We can’t say it better than this blogger:
Prudent use of NFP can be a font of grace in a marriage. I (and the pope) think it is fully in conformity with the teachings of the Church. I even think that, after ten years, I’m starting to get the hang of it.
But is NFP, as its cheerleaders insist, God’s plan? Well, only in the same way that confession is God’s plan: It won’t kill you, and it gets the job done; but in God’s original plan, it wouldn’t have been necessary.
Confession is inconvenient and embarrassing, and most of the time, you do it just because you have to. Sometimes the only thing that makes it tolerable is considering the alternative.
NFP is the same: It’s the worst possible method, except for all the others. That’s because NFP is both an aid and a penance.
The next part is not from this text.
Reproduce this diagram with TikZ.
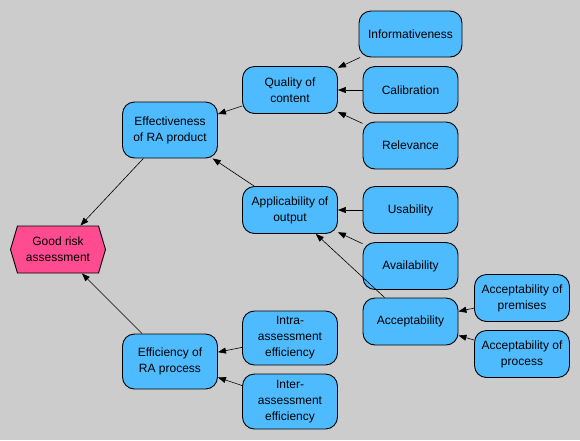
\documentclass[tikz,border=0pt]{standalone}
\usepackage{fontspec}
\setmainfont{Liberation Sans}
\usetikzlibrary{arrows.meta,shapes.symbols}
\definecolor{bggrey}{RGB}{204,204,204}
\definecolor{nodeblue}{RGB}{79,187,255}
\definecolor{goalpink}{RGB}{255,76,145}
\begin{document}
\begin{tikzpicture}[x=1pt,y=-1pt,
  box/.style={draw=black, line width=0.9pt, fill=nodeblue, rounded corners=12pt,
    minimum width=95pt, minimum height=47pt, align=center, inner sep=0pt,
    font=\fontsize{12}{16}\selectfont},
  goal/.style={signal, signal to=east and west, signal pointer angle=147,
    draw=black, line width=0.9pt, fill=goalpink, minimum width=95pt, minimum height=47pt,
    align=center, inner sep=0pt, font=\fontsize{12}{16}\selectfont},
  link/.style={-{Triangle[length=8pt,width=6pt]}, line width=0.6pt}
]
\fill[bggrey] (0,0) rectangle (580,440);
\useasboundingbox (0,0) rectangle (580,440);

\node[goal] (g) at (58,249.5) {Good risk\\assessment};
\node[box, minimum height=56pt] (eff) at (170,130) {Effectiveness\\of RA product};
\node[box] (qual) at (290,90) {Quality of\\content};
\node[box, minimum width=103pt, minimum height=46pt] (inf) at (410.5,34) {Informativeness};
\node[box] (cal) at (410.5,90) {Calibration};
\node[box] (rel) at (410.5,145.5) {Relevance};
\node[box] (app) at (290,210) {Applicability of\\output};
\node[box] (usa) at (410.5,210) {Usability};
\node[box] (ava) at (410.5,266) {Availability};
\node[box] (acc) at (410.5,321.5) {Acceptability};
\node[box] (prem) at (522,298) {Acceptability of\\premises};
\node[box] (proc) at (522,354) {Acceptability of\\process};
\node[box, minimum height=54pt] (intra) at (290,338) {Intra-\\assessment\\efficiency};
\node[box, minimum height=55pt] (inter) at (290,401.5) {Inter-\\assessment\\efficiency};
\node[box, minimum height=55pt] (effi) at (170,361.5) {Efficiency of\\RA process};

\draw[link] (eff) -- (g);
\draw[link] (effi) -- (g);
\draw[link] (qual) -- (eff);
\draw[link] (app) -- (eff);
\draw[link] (inf) -- (qual);
\draw[link] (cal) -- (qual);
\draw[link] (rel) -- (qual);
\draw[link] (usa) -- (app);
\draw[link] (ava) -- (app);
\draw[link] (acc) -- (app);
\draw[link] (prem) -- (acc);
\draw[link] (proc) -- (acc);
\draw[link] (intra) -- (effi);
\draw[link] (inter) -- (effi);
\end{tikzpicture}
\end{document}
It gives you the opportunity to grow spiritually, but it also gives you some first-class suffering to offer up.
When proponents of NFP say that it’s easy, effective, and God’s Plan for us, we set our brothers and sisters up for failure. Ignoring the very real challenges of NFP makes couples feel as if they are stupid because they can’t get it right like everyone else and it encourages them to just give up.
It doesn’t help that some proponents of NFP pretend that it’s all togetherness and respect, profundity and cuddles.
If you are facing some of those challenges or are struggling to make NFP work, remember that you’re not alone. Everyone who uses NFP struggles at some point; it’s not just you. Many of us have just realized that the blessings far outweigh the challenges.
If you are an NFP cheerleader, please remember to talk honestly about both the trials and blessings of NFP. Consider starting an NFP support group to provide women with a place they can honestly share their challenges with one another and seek out support and encouragement.